Howard Pyle's illustration of Tory Refugees.

After the war those die hard Loyalist who couldn't tolerate living in the United States, including many who were so outed as Loyalist they had little choice on that matter, relocated to Quebec where there descendants are still sometimes self identified by initials that note an honorific conveyed by the Crown.  But 1/3d of the American population didn't pull up stakes and relocate, which tells you a lot.  And what that conveys is that a lot of people who thought that the Colonies were making a mistake just shut up.  Indeed, it proved to be the case during the War of 1812 that British soldiers met with sympathy and assistance in Virginia as they marched on Washington D. C., and that was because many Virginians, in that state which had been a colony, of course, retained a higher loyalty and sympathy with the United Kingdom than they did the United States.

But if you read most common commentary today you'll be left with the impression that the Americans, and by that we mean all of the Americans, were eager to shake off the chains of British tyranny.  And I'd wager that as the war began to turn in Congress' favor that view became common at the time and that it really set in by the time the American victory became inevitable.  So most of the men who spoke quietly in favor of King George III at the Rose and Thorne, or whatever, on Saturday nights in 1774 were praising George Washington by 1781.

This commentary, I'd note, isn't directed specifically at Americans in the 1700s by any means, but is more broader.  There are big exceptions to the rule of the get along nature of human opinion to be sure, for example I think the Civil War may be uniquely an exception to it, but people shouldn't make any mistake about this in general.  During the 1930s a lot of trendy social types teetered on the edge of real Communist sympathy while some conservative figures in the country spoke in admiration of Mussolini's and Hitler's governments in their countries.  By 1941, however, everybody in the country was an outright die hard opponent of fascism and militarism.  By 1950 nobody had ever been a Communist sympathizer, not ever.  

In 1968 and later a lot of young Americans protested vigorously about the American role in Vietnam.

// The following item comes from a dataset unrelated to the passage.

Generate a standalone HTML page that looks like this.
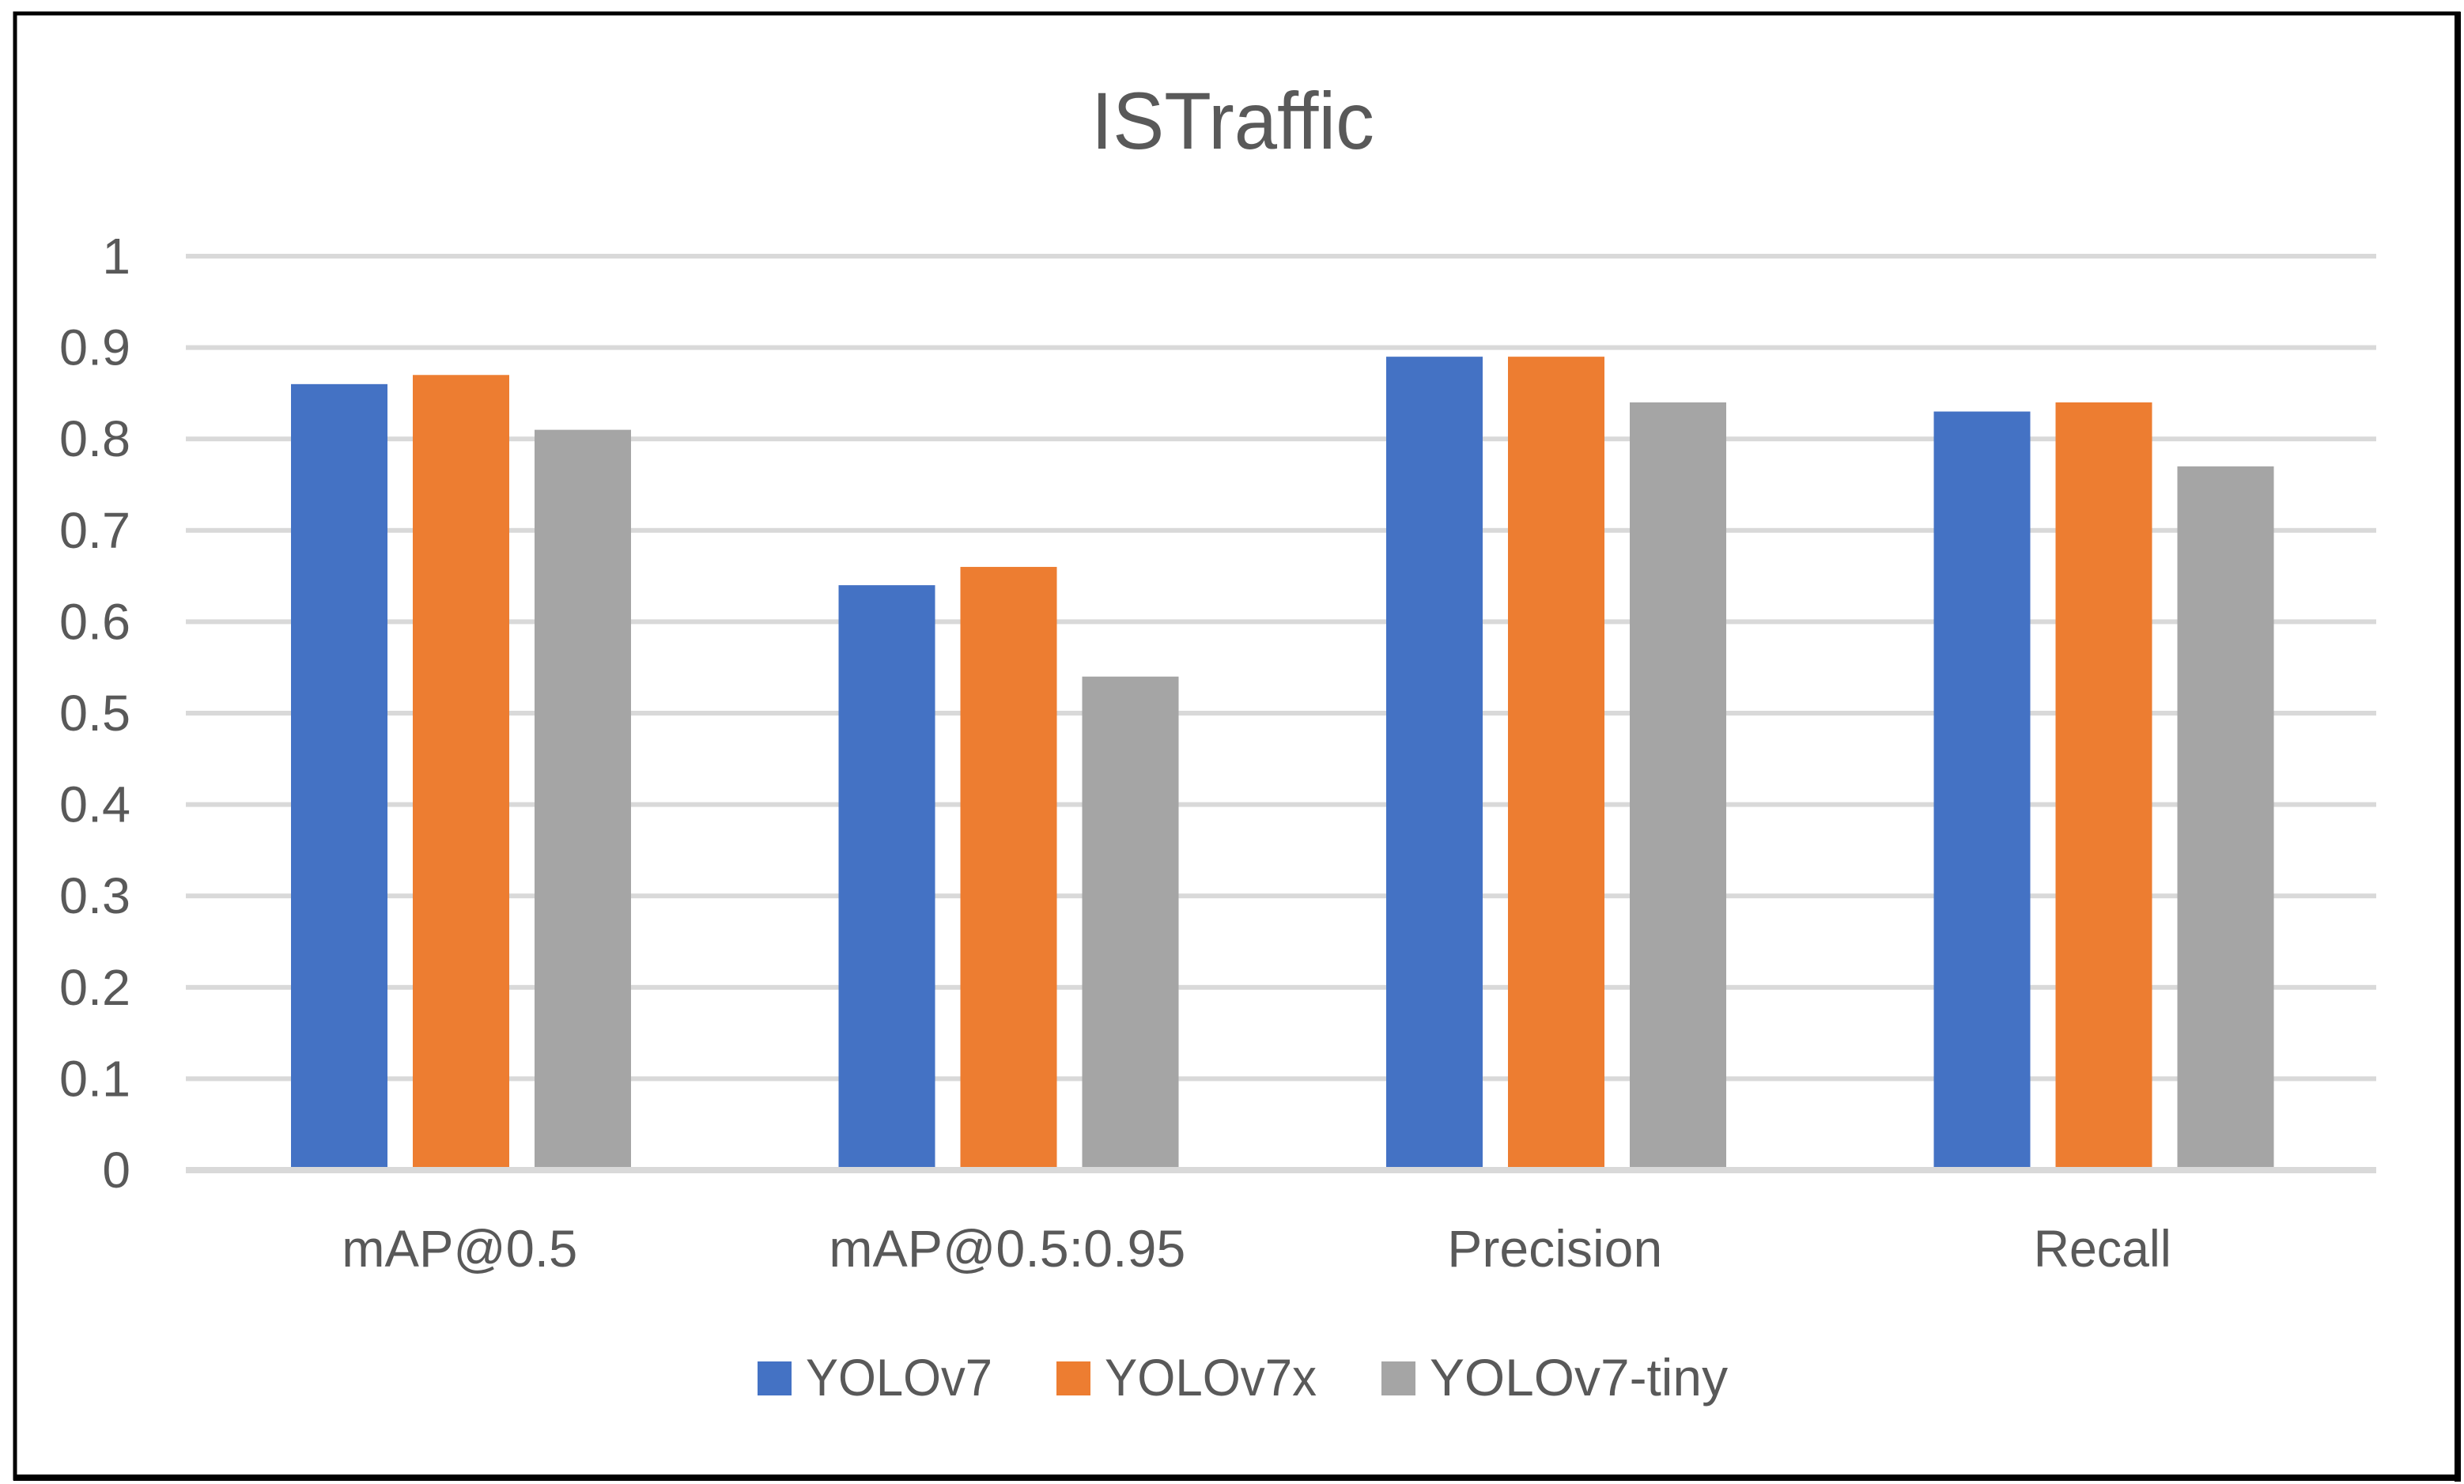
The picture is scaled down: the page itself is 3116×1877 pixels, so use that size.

Quite a few of them vilified American servicemen.  By mid 1980s the same people were backing the troops and by the 1990s quite a few of them were for other foreign wars.

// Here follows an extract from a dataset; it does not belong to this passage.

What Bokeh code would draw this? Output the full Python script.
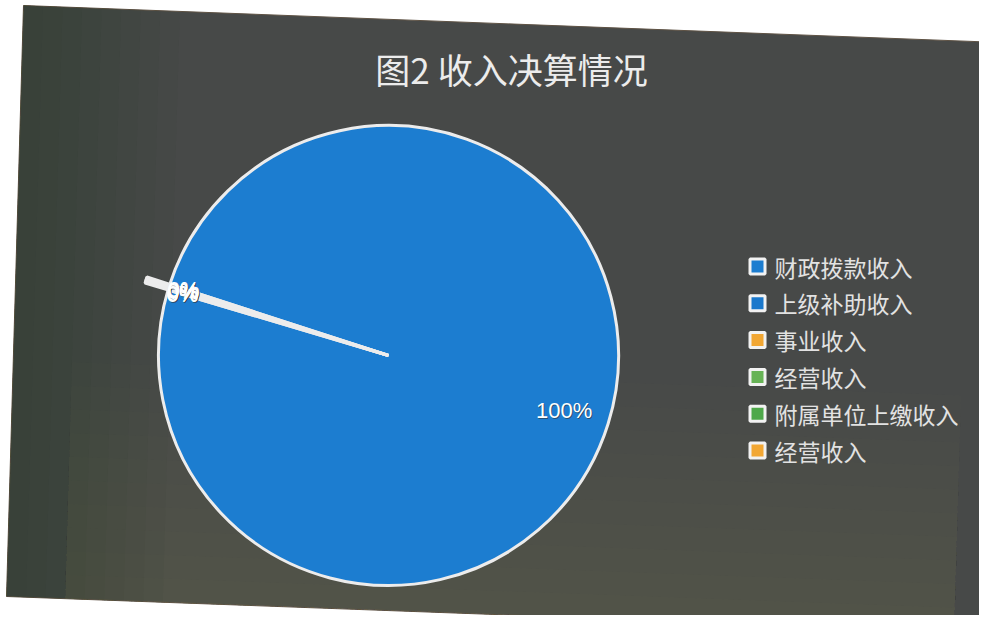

If this suggests that people's stated opinions are fickle and can't be trusted its meant to.  I was in university during the Reagan Administration and a college student would have had to been cavalier or in very trusted company to express any kind thoughts at all about Ronald Reagan.  One of my most conservative in every fashion friends of long standing would openly declare that Reagan was going to reinstate the draft and send us all to fight in Nicaragua, which was just the sort of nonsensical opinion common at the time.  One young computer employee in the geophysics department was unique not only because he was an early computer genius, employed with their super computer that probably is less powerful than a modern cell phone, but because as a recently discharged Navy submariner he was an adamant and open Anti Communist.  Nobody openly expressed views like that.

Which isn't to say that a lot of people didn't think them.

Which is also not to say that a lot of those same people, in the presence of the granola chick at the bar, didn't express the polar opposite.*

Which gets back to the topic of corporations.

If people's confused and muddled approach to what they declare their views is quite often the rule rather than the exception, this isn't the case with corporations.  More often than not, their goal is the bottom dollar.  They're looking out at the confused and muddled crowed and assuming its focused and distinct, and they then leap on board because they want to sell you pants, shoes, or whatever.  and that's cynical even if its self confused cynical.

Which is all the more reason to ignore, or actually buy from the company that is open about just wanting to sell you goods because that's what they do.

*Which recall Zero Mostel's character's line in The Front as to his reason for becoming a Communist.